The Trump administration is considering extending a ban on laptops in aircraft cabins to all flights to the US from anywhere in the world, in a move that would create major disruption for passengers and airlines.
US homeland security officials who met European commissioners in Brussels this week said that if Washington does extend its ban on large electronic devices, Europe would not be singled out and restrictions would apply to all flights to the US.
Brussels was also assured that it would be given ample warning of any extension of the ban in order to alert member states and European airlines. EU and US officials will meet again in Washington next week to discuss the technical practicalities of extending the ban.
David Lapan, a spokesperson for homeland security, said that secretary John Kelly was considering a worldwide extension of the US ban, though no decision had yet been taken.
"We are considering extending the restriction that is in place in the Middle East and north Africa now, and the expansion of those restrictions could include Europe and other locations," said Mr Lapan. "We've had ongoing discussions with our European colleagues but it is still something that Secretary Kelly is considering."
The decision has reduced any anger in Brussels that Europe would be singled out by any ban and that the US was failing to fully communicate the details of its plans. "In the army, when you have a kettle and you are making porridge, you cannot make it thicker in one corner of the kettle," said one senior EU diplomat. "It is the same with flight security. Why should [EU-US] flights be restricted and more secure than the ones to Thailand or Egypt?"
Under the proposed restrictions, passengers would be forbidden from carrying electronic items larger than a mobile phone into an aircraft cabin as hand luggage. The ban is already in force at nine Middle Eastern airlines which fly to the US.
The restrictions come in response to fears that Isis is developing a bomb that can be hidden within a laptop and detonated on board.
Airlines fear the impact of any laptop restrictions. The chief executive of the International Air Transport Association, the airline lobby group, has estimated that extending the ban to Europe alone would cost passengers $1bn through longer travel times and lost productivity.
The ban also threatens to hit demand for flights to the US, with many companies forbidding employees from stowing laptops in the hold because of the risk of sensitive information being stolen.
One European airline official said the impact of an extended ban would be huge. "It will definitely cause cancellations — especially in the first few weeks as people adapt to the new rules. It also might impact on travel patterns — people might not fly so much and instead opt for a video call," the official said.

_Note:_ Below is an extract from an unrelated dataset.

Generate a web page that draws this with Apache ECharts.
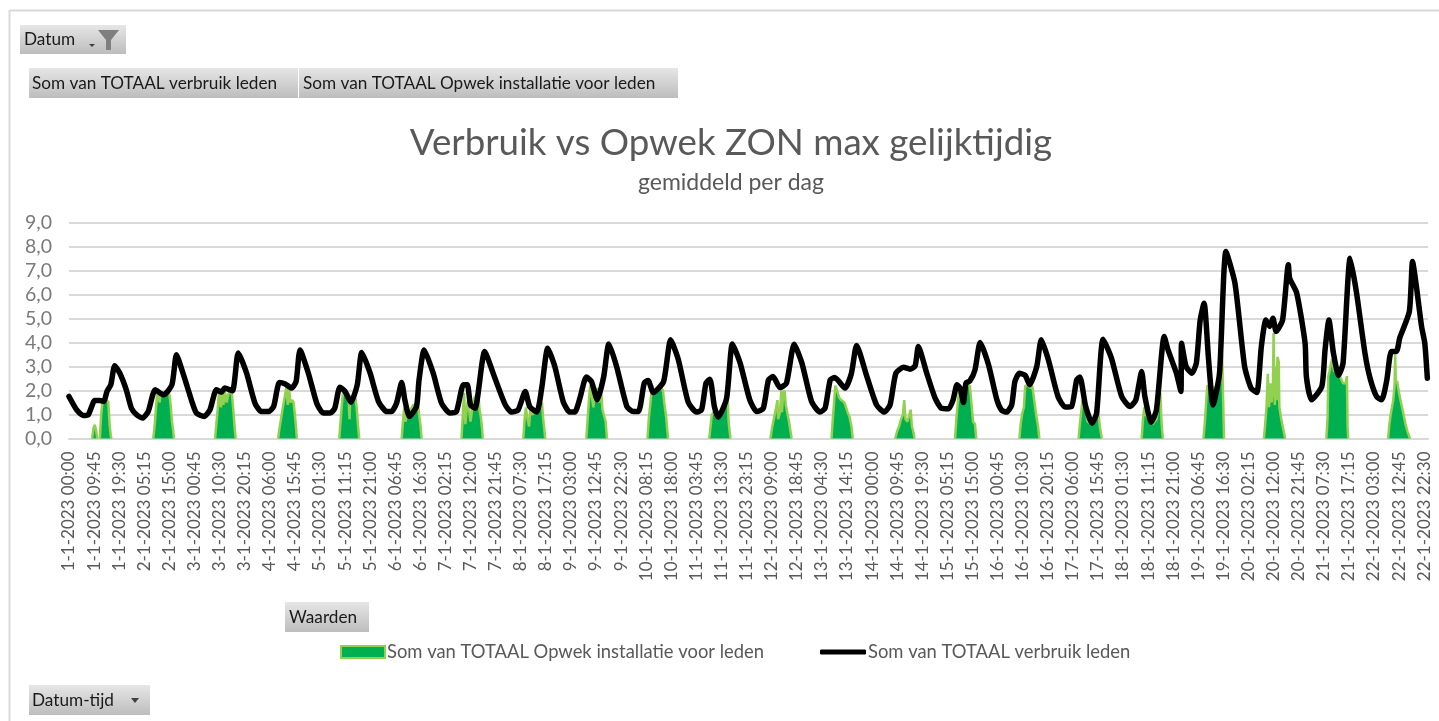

Emirates, the largest Gulf carrier, last week reported an 82 per cent fall in annual profits, which it blamed in part on the laptop ban and a resulting reduction in its flights to the US. In April, the airline announced it was cutting the number of US-bound flights because of weak demand following introduction of the measure.
A ban would also force airlines to amend rules that prohibit lithium ion batteries from being stowed in hold luggage. Brussels is concerned by the danger posed by overheating batteries left in the hold. Flight safety experts have found that when packed tightly together, laptop batteries can self-ignite and burn. Overheating batteries can also give off fumes and explode on board.
The meeting between US and EU officials on Wednesday came after Brussels wrote to the Trump administration to complain of a lack of information regarding the proposed extension of the ban.
European officials were frustrated after reports emerged that US president Donald Trump had shared sensitive information on the matter with Russian ambassador Sergey Lavrov. "It is somewhat surprising though that intel was shared on this issue with Russian minister Lavrov, before being shared with ministers of allied countries," said one EU diplomat.